What better source of proof can there be than something immutable by definition?
A classic problem is the "Byzantine Generals" problem. This problem is about the difficulty of reaching agreement in a distributed system where there may be someone untrustworthy. The solution lies in the consensus of the blockchain, where all members of a network must agree that a transaction "X" has occurred between two members of the network at a given point in time.
In a distributed system there can be malicious nodes, which can infect the whole network. However, in blockchain, this cannot happen, as they will not be validated by the nodes observing the whole network. Unlike distributed databases, in blockchain there is no need for a central administrator. Control is distributed in such a way that algorithmic administration of governance and business rules coupled with smart contracts leads to the next level of automation (Voshmgir, 2021).
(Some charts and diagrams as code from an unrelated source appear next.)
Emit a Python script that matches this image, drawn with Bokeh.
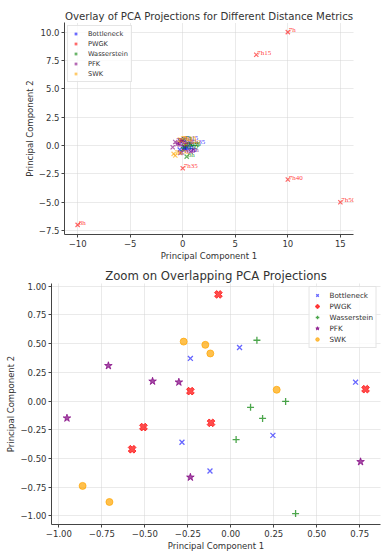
import numpy as np
from bokeh.plotting import figure
from bokeh.models import (SingleIntervalTicker, CustomJSTickFormatter, Legend, LegendItem,
                          ColumnDataSource, LabelSet)
from bokeh.embed import file_html
from bokeh.resources import INLINE

# ---- data ----
metrics = ["Bottleneck", "PWGK", "Wasserstein", "PFK", "SWK"]
times = ["7h", "7h15", "7h35", "7h40", "7h50", "8h"]

# zoomed projections
bott_x = [-0.235, 0.051, 0.726, -0.284, -0.121, 0.245]
bott_y = [0.371, 0.466, 0.164, -0.359, -0.609, -0.299]
pwgk_x = [-0.072, -0.235, 0.784, -0.508, -0.574, -0.115]
pwgk_y = [0.928, 0.086, 0.103, -0.227, -0.420, -0.190]
wass_x = [0.152, 0.115, 0.319, 0.185, 0.031, 0.377]
wass_y = [0.529, -0.055, -0.004, -0.152, -0.336, -0.980]
pfk_x = [-0.712, -0.455, -0.302, -0.953, -0.235, 0.755]
pfk_y = [0.307, 0.172, 0.164, -0.149, -0.664, -0.529]
swk_x = [-0.274, -0.148, -0.119, 0.267, -0.862, -0.706]
swk_y = [0.517, 0.489, 0.414, 0.098, -0.739, -0.879]

# overlay: PWGK projections (outliers)
pwgk_ov_x = [10, 7, 0, 10, 15, -10]
pwgk_ov_y = [10, 8, -2, -3, -5, -7]

colors = ["blue", "red", "green", "purple", "orange"]
FONT = "DejaVu Sans"


def fmt(dec):
    return CustomJSTickFormatter(code="""
        var t = Math.abs(tick) < 1e-9 ? 0 : tick;
        return t.toFixed(%d).replace('-', '\\u2212');
    """ % dec)


def style(p, xdec, ydec, xint, yint):
    p.outline_line_color = None
    p.background_fill_color = "white"
    p.border_fill_color = "white"
    for ax in (p.xaxis[0], p.yaxis[0]):
        ax.axis_line_color = "#444444"
        ax.axis_line_width = 1
        ax.major_tick_line_color = "#444444"
        ax.major_tick_out = 3
        ax.major_tick_in = 0
        ax.minor_tick_line_color = None
        ax.major_label_text_font = FONT
        ax.major_label_text_font_size = "8.5px"
        ax.major_label_text_color = "#333333"
        ax.axis_label_text_font = FONT
        ax.axis_label_text_font_size = "8.5px"
        ax.axis_label_text_font_style = "normal"
        ax.axis_label_text_color = "#333333"
        ax.major_label_standoff = 2
        ax.axis_label_standoff = 1
    p.xaxis[0].ticker = SingleIntervalTicker(interval=xint, num_minor_ticks=0)
    p.yaxis[0].ticker = SingleIntervalTicker(interval=yint, num_minor_ticks=0)
    p.xaxis[0].formatter = fmt(xdec)
    p.yaxis[0].formatter = fmt(ydec)
    for g in (p.xgrid[0], p.ygrid[0]):
        g.grid_line_color = "#d4d4d4"
        g.grid_line_dash = "1 1"
    p.title.text_font = FONT
    p.title.text_font_style = "normal"
    p.title.text_color = "#333333"
    p.title.align = "center"


def legend_style(leg, fs, lh, pad, standoff):
    leg.label_text_font = FONT
    leg.label_text_font_size = fs
    leg.label_text_color = "#333333"
    leg.glyph_width = 9
    leg.glyph_height = lh
    leg.label_height = lh
    leg.spacing = 1
    leg.padding = pad
    leg.margin = 3
    leg.label_standoff = standoff
    leg.border_line_color = "#cccccc"
    leg.background_fill_alpha = 0.8


# ---- top: overlay ----
p1 = figure(width=385, height=263, output_backend="svg", toolbar_location=None,
            x_range=(-11.25, 16.25), y_range=(-7.85, 10.85),
            title="Overlay of PCA Projections for Different Distance Metrics",
            x_axis_label="Principal Component 1", y_axis_label="Principal Component 2",
            min_border_left=64, min_border_right=32, min_border_top=22, min_border_bottom=20)
p1.title.text_font_size = "10.2px"
p1.title.standoff = 2
style(p1, 0, 1, 5, 2.5)

top_sets = [(bott_x, bott_y), (pwgk_ov_x, pwgk_ov_y), (wass_x, wass_y), (pfk_x, pfk_y), (swk_x, swk_y)]
items1 = []
for name, (xs, ys), c in zip(metrics, top_sets, colors):
    src = ColumnDataSource(dict(x=xs, y=ys, t=times))
    r = p1.scatter("x", "y", source=src, marker="x", size=6, line_color=c, line_alpha=0.6, line_width=1.2)
    p1.add_layout(LabelSet(x="x", y="y", text="t", source=src, text_color=c, text_alpha=0.8,
                           text_font=FONT, text_font_size="7px", text_baseline="bottom",
                           text_align="left", x_offset=1, y_offset=-2))
    items1.append(LegendItem(label=name, renderers=[r]))
leg1 = Legend(items=items1, location="top_left")
legend_style(leg1, "6.6px", 9, 3, 8)
p1.add_layout(leg1)

# ---- bottom: zoom ----
p2 = figure(width=385, height=290, output_backend="svg", toolbar_location=None,
            x_range=(-1.043, 0.871), y_range=(-1.075, 1.023),
            title="Zoom on Overlapping PCA Projections",
            x_axis_label="Principal Component 1", y_axis_label="Principal Component 2",
            min_border_left=51, min_border_right=5, min_border_top=20, min_border_bottom=24)
p2.title.text_font_size = "11.7px"
p2.title.standoff = 2
style(p2, 2, 2, 0.25, 0.25)

r_b = p2.scatter(bott_x, bott_y, marker="x", size=7, line_color="blue", line_alpha=0.6, line_width=1.3)
r_p = p2.scatter(pwgk_x, pwgk_y, marker="plus", angle=np.pi / 4, size=8, fill_color="red",
                 fill_alpha=0.7, line_color="red", line_alpha=0.7)
r_w = p2.scatter(wass_x, wass_y, marker="cross", size=7, line_color="green", line_alpha=0.7, line_width=1.3)
r_f = p2.scatter(pfk_x, pfk_y, marker="star", size=8, fill_color="purple", fill_alpha=0.7,
                 line_color="purple", line_alpha=0.7)
r_s = p2.scatter(swk_x, swk_y, marker="circle", size=7, fill_color="orange", fill_alpha=0.7,
                 line_color="orange", line_alpha=0.7)
leg2 = Legend(items=[LegendItem(label=n, renderers=[r]) for n, r in
                     zip(metrics, [r_b, r_p, r_w, r_f, r_s])], location="top_right")
legend_style(leg2, "7.2px", 10, 3, 8)
p2.add_layout(leg2)

open("out.html", "w").write(file_html([p1, p2], INLINE))
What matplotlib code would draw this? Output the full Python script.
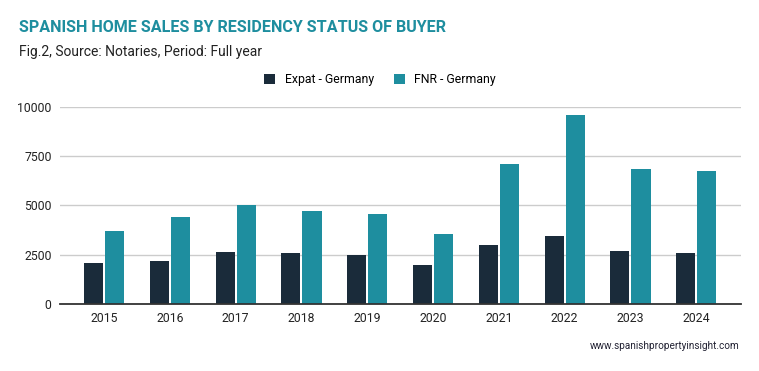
import numpy as np
import matplotlib
matplotlib.use('Agg')
import matplotlib.pyplot as plt

plt.rcParams['font.family'] = ['Roboto', 'DejaVu Sans']

years = ['2015', '2016', '2017', '2018', '2019', '2020', '2021', '2022', '2023', '2024']
expat = [2080, 2200, 2650, 2600, 2500, 1995, 3010, 3465, 2705, 2600]
fnr = [3720, 4430, 5030, 4735, 4585, 3570, 7120, 9600, 6865, 6765]

c_expat = '#1a2b3a'
c_fnr = '#1e8e9f'

fig = plt.figure(figsize=(7.59, 3.71), dpi=100)
ax = fig.add_axes([60 / 759, 1 - 304 / 371, 681 / 759, 197 / 371])

x = np.arange(len(years))
w = 0.29
ax.bar(x - 0.16, expat, w, color=c_expat, label='Expat - Germany', zorder=3)
ax.bar(x + 0.16, fnr, w, color=c_fnr, label='FNR - Germany', zorder=3)

ax.set_xlim(-0.67, 9.68)
ax.set_ylim(0, 10000)
ax.set_yticks([0, 2500, 5000, 7500, 10000])
ax.set_xticks(x)
ax.set_xticklabels(years)
ax.tick_params(length=0, labelsize=8.8, colors='#222222')
ax.tick_params(axis='y', pad=6)
ax.tick_params(axis='x', pad=6)
ax.grid(axis='y', color='#cccccc', linewidth=1, zorder=0)
for s in ['top', 'right', 'left']:
    ax.spines[s].set_visible(False)
ax.spines['bottom'].set_color('#333333')
ax.spines['bottom'].set_linewidth(1.3)
ax.spines['bottom'].set_zorder(4)

fig.text(19 / 759, 1 - 28 / 371, 'SPANISH HOME SALES BY RESIDENCY STATUS OF BUYER',
         color=c_fnr, fontsize=11.6, fontweight='bold', va='center')
fig.text(19 / 759, 1 - 52 / 371, 'Fig.2, Source: Notaries, Period: Full year',
         color='#222222', fontsize=10, va='center')
fig.legend(loc='center', bbox_to_anchor=(380 / 759, 1 - 80 / 371), ncol=2, frameon=False,
           fontsize=8.8, handlelength=0.9, handleheight=0.9, columnspacing=1.6, handletextpad=0.8)
fig.text(740 / 759, 1 - 346 / 371, 'www.spanishpropertyinsight.com',
         color='#222233', fontsize=7.2, ha='right', va='center')

fig.savefig('out.png', dpi=100)
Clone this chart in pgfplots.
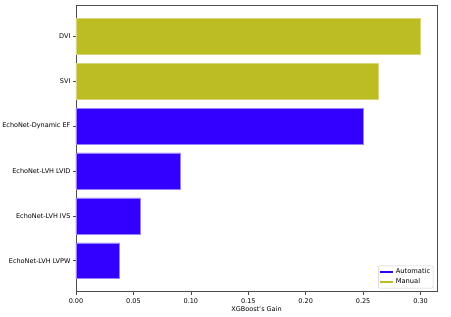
\documentclass[border=0pt]{standalone}
\usepackage{pgfplots}
\pgfplotsset{compat=1.18}
\usepackage{fontspec}
\setmainfont{DejaVu Sans}
\definecolor{autoblue}{RGB}{51,0,255}
\definecolor{manolive}{RGB}{188,189,34}
\begin{document}
\begin{tikzpicture}
\begin{axis}[
  name=ax,
  scale only axis,
  width=361pt, height=286.4pt,
  xmin=0, xmax=0.3143,
  ymin=-0.69, ymax=5.69,
  ytick={0,1,2,3,4,5},
  yticklabels={EchoNet-LVH LVPW,EchoNet-LVH IVS,EchoNet-LVH LVID,EchoNet-Dynamic EF,SVI,DVI},
  xtick={0,0.05,0.1,0.15,0.2,0.25,0.3},
  xticklabel style={/pgf/number format/.cd,fixed,fixed zerofill,precision=2},
  /pgf/number format/assume math mode=true,
  tick label style={font=\fontsize{6.5}{7}\selectfont},
  yticklabel style={xshift=1pt},
  tick align=outside, tick pos=lower,
  major tick length=3pt,
  axis line style={black!70, line width=0.6pt},
  every tick/.style={black!70, line width=0.5pt},
  xlabel={XGBoost's Gain},
  xlabel style={font=\fontsize{6.5}{7}\selectfont, yshift=3pt},
  legend style={font=\fontsize{6.7}{7}\selectfont, draw=black!20, rounded corners=1pt, at={(0.99,0.012)}, anchor=south east, inner sep=1pt, row sep=-1pt},
  legend cell align=left,
  legend image code/.code={\draw[#1] (0cm,0cm) -- (0.45cm,0cm);},
]
\addplot[xbar, bar width=0.8, bar shift=0pt, fill=autoblue, draw=autoblue!50, forget plot] coordinates {(0.0380,0) (0.0557,1) (0.0911,2) (0.2500,3)};
\addplot[xbar, bar width=0.8, bar shift=0pt, fill=manolive, draw=manolive!60, forget plot] coordinates {(0.2630,4) (0.2993,5)};
\addlegendimage{autoblue, line width=1.6pt}
\addlegendentry{Automatic}
\addlegendimage{manolive, line width=1.6pt}
\addlegendentry{Manual}
\end{axis}
\pgfresetboundingbox
\path ([shift={(-76pt,-24.3pt)}]ax.south west) rectangle ([shift={(14pt,5.3pt)}]ax.north east);
\end{tikzpicture}
\end{document}
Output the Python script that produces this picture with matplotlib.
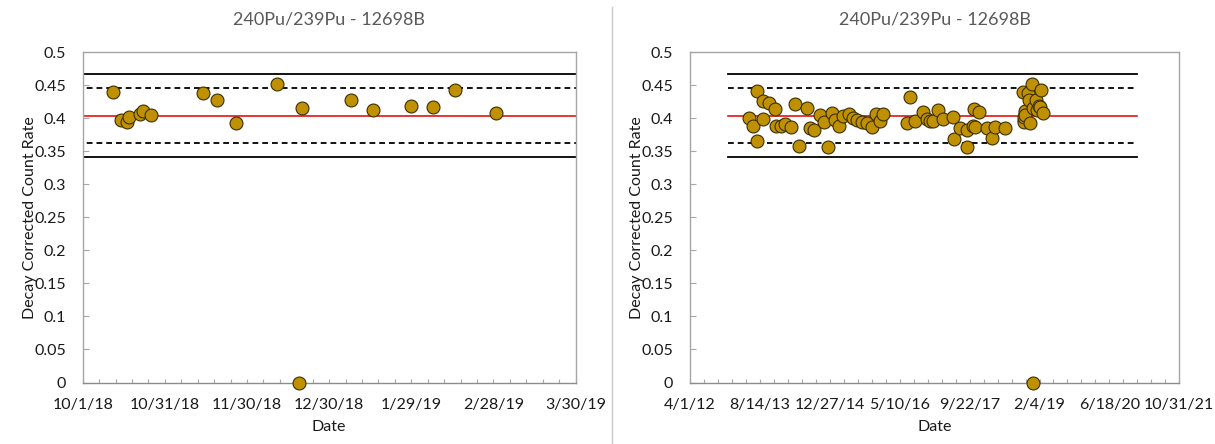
import datetime as dt
import matplotlib
matplotlib.use("Agg")
import matplotlib.pyplot as plt
import matplotlib.dates as mdates
from matplotlib.lines import Line2D
from matplotlib.ticker import FixedLocator, FuncFormatter

plt.rcParams['font.family'] = ['Lato', 'DejaVu Sans']

TITLE = "240Pu/239Pu - 12698B"
Y_LABEL = "Decay Corrected Count Rate"
X_LABEL = "Date"

# Recent measurements (Oct 2018 - Mar 2019)
recent_dates = [
    "2018-10-12", "2018-10-15", "2018-10-17", "2018-10-18", "2018-10-22",
    "2018-10-23", "2018-10-26", "2018-11-14", "2018-11-19", "2018-11-26",
    "2018-12-11", "2018-12-19", "2018-12-20", "2019-01-07", "2019-01-15",
    "2019-01-29", "2019-02-06", "2019-02-14", "2019-03-01",
]
recent_values = [
    0.4395, 0.3973, 0.3942, 0.4023, 0.4068,
    0.4118, 0.4058, 0.4386, 0.4276, 0.3927,
    0.4518, 0.0, 0.4164, 0.4276, 0.4124,
    0.4185, 0.4170, 0.4427, 0.4083,
]

# Historical measurements (2013 - mid 2018)
history_dates = [
    "2013-05-28", "2013-06-23", "2013-07-22", "2013-07-27", "2013-09-07",
    "2013-09-03", "2013-10-18", "2013-11-30", "2013-12-07", "2014-01-10",
    "2014-02-10", "2014-03-24", "2014-04-22", "2014-05-23", "2014-07-15",
    "2014-08-07", "2014-09-07", "2014-10-18", "2014-11-18", "2014-12-17",
    "2015-01-09", "2015-02-02", "2015-03-05", "2015-04-03", "2015-05-16",
    "2015-06-13", "2015-07-08", "2015-08-13", "2015-09-17", "2015-10-23",
    "2015-11-20", "2015-12-21", "2016-01-14", "2016-06-29", "2016-07-23",
    "2016-08-27", "2016-10-21", "2016-11-19", "2016-12-13", "2017-01-06",
    "2017-02-10", "2017-03-18", "2017-05-29", "2017-06-05", "2017-07-15",
    "2017-09-01", "2017-09-03", "2017-10-23", "2017-11-30", "2017-10-19",
    "2017-10-31", "2018-01-22", "2018-02-27", "2018-03-23", "2018-06-02",
]
history_values = [
    0.4003, 0.3886, 0.4421, 0.3655, 0.3992,
    0.4255, 0.4230, 0.4144, 0.3886, 0.3886,
    0.3912, 0.3876, 0.4215, 0.3583, 0.4155,
    0.3852, 0.3826, 0.4053, 0.3952, 0.3564,
    0.4079, 0.3977, 0.3886, 0.4038, 0.4068,
    0.4012, 0.3977, 0.3952, 0.3927, 0.3867,
    0.4068, 0.3962, 0.4068, 0.3936, 0.4321,
    0.3962, 0.4103, 0.3988, 0.3962, 0.3962,
    0.4129, 0.3988, 0.4018, 0.3689, 0.3852,
    0.3826, 0.3573, 0.4139, 0.4098, 0.3886,
    0.3867, 0.3852, 0.3700, 0.3867, 0.3852,
]

# Control limits
limit_span = ["2013-01-01", "2021-01-01"]
mean_level = 0.4042
warn_upper, warn_lower = 0.4464, 0.3620
ctrl_upper, ctrl_lower = 0.4675, 0.3409

y_ticks = [0, 0.05, 0.1, 0.15, 0.2, 0.25, 0.3, 0.35, 0.4, 0.45, 0.5]


def to_dt(s):
    return dt.datetime.strptime(s, "%Y-%m-%d")


def fmt_date(x, pos=None):
    d = mdates.num2date(x)
    return f"{d.month}/{d.day}/{d.year % 100:02d}"


def fmt_y(v, pos=None):
    return f"{v:g}"


W, H = 1215, 444
fig = plt.figure(figsize=(W / 100, H / 100), dpi=100)
fig.patch.set_facecolor("white")

TEXT = "#1A1A1A"
SPINE = "#A6A6A6"
GOLD = "#BF9000"
FS = 11.5


def build(ax, dates, values, x_start, major_days, n_major, minor_days):
    span = [to_dt(s) for s in limit_span]
    ax.plot(span, [ctrl_upper] * 2, color="black", lw=1.3, zorder=2)
    ax.plot(span, [ctrl_lower] * 2, color="black", lw=1.3, zorder=2)
    ax.plot(span, [warn_upper] * 2, color="black", lw=1.3,
            linestyle=(0, (3.2, 2.2)), zorder=2)
    ax.plot(span, [warn_lower] * 2, color="black", lw=1.3,
            linestyle=(0, (3.2, 2.2)), zorder=2)
    ax.plot(span, [mean_level] * 2, color="#E00000", lw=1.1, zorder=2)

    ax.plot([to_dt(s) for s in dates], values, linestyle="none", marker="o",
            ms=9.3, mfc=GOLD, mec="#3B2E00", mew=0.8, zorder=5, clip_on=False)

    x0 = to_dt(x_start)
    majors = [x0 + dt.timedelta(days=major_days * i) for i in range(n_major + 1)]
    ax.set_xlim(majors[0], majors[-1])
    ax.set_ylim(0, 0.5)
    ax.xaxis.set_major_locator(FixedLocator(mdates.date2num(majors)))
    n_minor = major_days * n_major // minor_days
    minors = [x0 + dt.timedelta(days=minor_days * i) for i in range(n_minor + 1)]
    ax.xaxis.set_minor_locator(FixedLocator(mdates.date2num(minors)))
    ax.xaxis.set_major_formatter(FuncFormatter(fmt_date))
    ax.yaxis.set_major_locator(FixedLocator(y_ticks))
    ax.yaxis.set_major_formatter(FuncFormatter(fmt_y))

    ax.tick_params(axis="x", which="both", direction="in", length=3,
                   width=0.8, color=SPINE, labelsize=FS, labelcolor=TEXT, pad=11)
    ax.tick_params(axis="y", which="major", direction="in", length=4,
                   width=0.8, color=SPINE, labelsize=FS, labelcolor=TEXT, pad=12)
    for sp in ax.spines.values():
        sp.set_color(SPINE)
        sp.set_linewidth(1.0)
    ax.spines["bottom"].set_color("#8C8C8C")

    ax.set_title(TITLE, fontsize=13, color="#595959", pad=20)
    ax.set_xlabel(X_LABEL, fontsize=FS, color=TEXT, labelpad=6)
    ax.set_ylabel(Y_LABEL, fontsize=FS, color=TEXT, labelpad=-2)


bottom = (H - 382.5) / H
height = (382.5 - 52.3) / H

ax_left = fig.add_axes([82.7 / W, bottom, (575.5 - 82.7) / W, height])
build(ax_left, recent_dates, recent_values, "2018-10-01", 30, 6, 6)

ax_right = fig.add_axes([690 / W, bottom, (1179.3 - 690) / W, height])
build(ax_right, history_dates + recent_dates, history_values + recent_values,
      "2012-04-01", 500, 7, 100)

# Border between the two chart panels
fig.add_artist(Line2D([611.5 / W] * 2, [0, 1 - 7 / H], color="#C8C8C8", lw=1.0))

fig.savefig("out.png", dpi=100)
Can the Blockchain be considered as a source of evidence?
In conclusion, blockchain can indeed be a source of evidence, comparable to an electronic medium. Of course, when it comes to accessing it and according to art. 283 bis b) no. 4 of the Civil Procedure Act (LEC): "The court shall take into account whether the source of evidence to be accessed includes confidential information, especially in relation to third parties, and the provisions in place to protect such confidential information". On the other hand, cryptographic aspects are also a matter of expert evidence subject to Articles 335 et seq. of the LEC.
In the following blogs we will deal with the blockchain not as a source of evidence, but as a medium. Articles 299 et seq. of the Civil Procedure Act talk about documentary evidence and the blockchain. A priori private, but perhaps even public in the not so distant future.
Interesting, isn't it? The possibilities offered by blockchain technology are almost endless. We invite you to continue exploring the latest news about the cryptocurrency sector and blockchain technology on our blog.
BIBLIOGRAPHY
Cyran, M. A. (2018), Blockchain as a Foundation for Sharing Healthcare Data. Blockchain in Healthcare Today, 1. Retrieved from https://doi.org/10.30953/bhty.v1.13
Moisés Barrio, A. (2021), Cryptoassets: regulatory challenges.
Voshmgir, S. (2021), Token Economy: How Web3 reinventsthe Internet.